§ Material provided:
***
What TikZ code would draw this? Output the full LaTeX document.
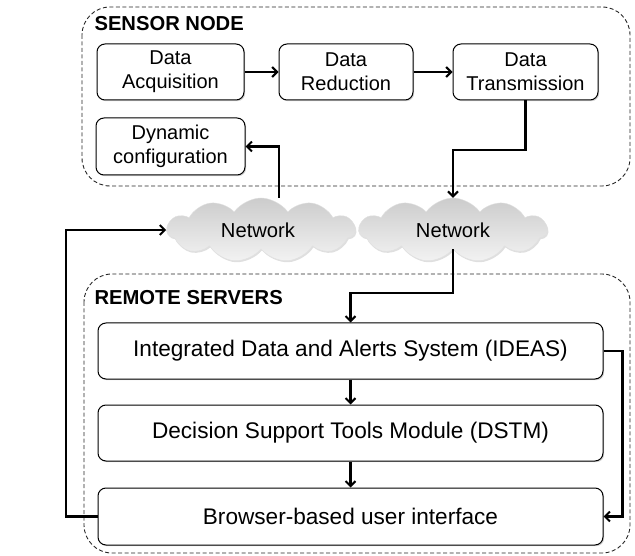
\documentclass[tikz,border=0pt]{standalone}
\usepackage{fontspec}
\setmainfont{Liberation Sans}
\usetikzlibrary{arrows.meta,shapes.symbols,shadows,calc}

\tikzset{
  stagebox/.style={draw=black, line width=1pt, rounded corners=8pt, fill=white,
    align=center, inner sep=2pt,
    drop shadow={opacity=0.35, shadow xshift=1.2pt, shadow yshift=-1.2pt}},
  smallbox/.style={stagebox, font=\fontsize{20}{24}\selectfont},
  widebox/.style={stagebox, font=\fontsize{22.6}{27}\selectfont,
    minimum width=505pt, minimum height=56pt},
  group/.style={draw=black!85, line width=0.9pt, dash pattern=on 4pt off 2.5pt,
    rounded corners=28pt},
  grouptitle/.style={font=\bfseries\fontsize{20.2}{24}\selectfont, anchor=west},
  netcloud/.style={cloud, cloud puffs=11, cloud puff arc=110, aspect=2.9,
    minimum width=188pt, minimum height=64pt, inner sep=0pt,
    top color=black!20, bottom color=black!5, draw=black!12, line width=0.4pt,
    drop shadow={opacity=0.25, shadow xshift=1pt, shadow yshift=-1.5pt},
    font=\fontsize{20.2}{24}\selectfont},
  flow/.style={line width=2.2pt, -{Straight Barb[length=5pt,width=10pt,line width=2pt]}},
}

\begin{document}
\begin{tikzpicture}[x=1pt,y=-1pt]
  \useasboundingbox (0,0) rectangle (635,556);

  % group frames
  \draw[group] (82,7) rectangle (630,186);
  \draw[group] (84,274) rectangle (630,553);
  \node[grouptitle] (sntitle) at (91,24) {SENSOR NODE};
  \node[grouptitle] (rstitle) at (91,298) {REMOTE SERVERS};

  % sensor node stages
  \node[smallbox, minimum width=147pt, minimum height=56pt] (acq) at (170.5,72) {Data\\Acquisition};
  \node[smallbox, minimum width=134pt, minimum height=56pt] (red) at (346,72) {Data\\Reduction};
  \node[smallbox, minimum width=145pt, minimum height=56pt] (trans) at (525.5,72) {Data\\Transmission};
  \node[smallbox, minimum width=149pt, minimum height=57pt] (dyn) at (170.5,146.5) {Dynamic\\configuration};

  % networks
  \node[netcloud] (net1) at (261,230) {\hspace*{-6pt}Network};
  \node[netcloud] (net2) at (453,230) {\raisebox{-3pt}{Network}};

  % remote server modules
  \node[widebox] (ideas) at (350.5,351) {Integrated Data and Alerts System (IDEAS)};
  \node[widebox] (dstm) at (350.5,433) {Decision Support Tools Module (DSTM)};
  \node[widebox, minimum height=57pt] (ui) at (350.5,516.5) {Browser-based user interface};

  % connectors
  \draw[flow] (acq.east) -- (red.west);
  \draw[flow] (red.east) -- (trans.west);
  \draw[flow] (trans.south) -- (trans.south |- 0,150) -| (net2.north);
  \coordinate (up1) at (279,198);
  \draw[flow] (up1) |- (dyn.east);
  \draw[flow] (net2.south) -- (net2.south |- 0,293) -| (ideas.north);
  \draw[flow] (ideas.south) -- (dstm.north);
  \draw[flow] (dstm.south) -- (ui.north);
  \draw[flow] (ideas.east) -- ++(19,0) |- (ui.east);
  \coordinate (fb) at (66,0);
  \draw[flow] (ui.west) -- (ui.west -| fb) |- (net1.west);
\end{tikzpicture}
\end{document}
***
§ Goal of the exercise: Working from the material above, transcribe it exactly while omitting pictures.

§ Answer for this exercise:
What TikZ code would draw this? Output the full LaTeX document.
\documentclass[tikz,border=0pt]{standalone}
\usepackage{fontspec}
\setmainfont{Liberation Sans}
\usetikzlibrary{arrows.meta,shapes.symbols,shadows,calc}

\tikzset{
  stagebox/.style={draw=black, line width=1pt, rounded corners=8pt, fill=white,
    align=center, inner sep=2pt,
    drop shadow={opacity=0.35, shadow xshift=1.2pt, shadow yshift=-1.2pt}},
  smallbox/.style={stagebox, font=\fontsize{20}{24}\selectfont},
  widebox/.style={stagebox, font=\fontsize{22.6}{27}\selectfont,
    minimum width=505pt, minimum height=56pt},
  group/.style={draw=black!85, line width=0.9pt, dash pattern=on 4pt off 2.5pt,
    rounded corners=28pt},
  grouptitle/.style={font=\bfseries\fontsize{20.2}{24}\selectfont, anchor=west},
  netcloud/.style={cloud, cloud puffs=11, cloud puff arc=110, aspect=2.9,
    minimum width=188pt, minimum height=64pt, inner sep=0pt,
    top color=black!20, bottom color=black!5, draw=black!12, line width=0.4pt,
    drop shadow={opacity=0.25, shadow xshift=1pt, shadow yshift=-1.5pt},
    font=\fontsize{20.2}{24}\selectfont},
  flow/.style={line width=2.2pt, -{Straight Barb[length=5pt,width=10pt,line width=2pt]}},
}

\begin{document}
\begin{tikzpicture}[x=1pt,y=-1pt]
  \useasboundingbox (0,0) rectangle (635,556);

  % group frames
  \draw[group] (82,7) rectangle (630,186);
  \draw[group] (84,274) rectangle (630,553);
  \node[grouptitle] (sntitle) at (91,24) {SENSOR NODE};
  \node[grouptitle] (rstitle) at (91,298) {REMOTE SERVERS};

  % sensor node stages
  \node[smallbox, minimum width=147pt, minimum height=56pt] (acq) at (170.5,72) {Data\\Acquisition};
  \node[smallbox, minimum width=134pt, minimum height=56pt] (red) at (346,72) {Data\\Reduction};
  \node[smallbox, minimum width=145pt, minimum height=56pt] (trans) at (525.5,72) {Data\\Transmission};
  \node[smallbox, minimum width=149pt, minimum height=57pt] (dyn) at (170.5,146.5) {Dynamic\\configuration};

  % networks
  \node[netcloud] (net1) at (261,230) {\hspace*{-6pt}Network};
  \node[netcloud] (net2) at (453,230) {\raisebox{-3pt}{Network}};

  % remote server modules
  \node[widebox] (ideas) at (350.5,351) {Integrated Data and Alerts System (IDEAS)};
  \node[widebox] (dstm) at (350.5,433) {Decision Support Tools Module (DSTM)};
  \node[widebox, minimum height=57pt] (ui) at (350.5,516.5) {Browser-based user interface};

  % connectors
  \draw[flow] (acq.east) -- (red.west);
  \draw[flow] (red.east) -- (trans.west);
  \draw[flow] (trans.south) -- (trans.south |- 0,150) -| (net2.north);
  \coordinate (up1) at (279,198);
  \draw[flow] (up1) |- (dyn.east);
  \draw[flow] (net2.south) -- (net2.south |- 0,293) -| (ideas.north);
  \draw[flow] (ideas.south) -- (dstm.north);
  \draw[flow] (dstm.south) -- (ui.north);
  \draw[flow] (ideas.east) -- ++(19,0) |- (ui.east);
  \coordinate (fb) at (66,0);
  \draw[flow] (ui.west) -- (ui.west -| fb) |- (net1.west);
\end{tikzpicture}
\end{document}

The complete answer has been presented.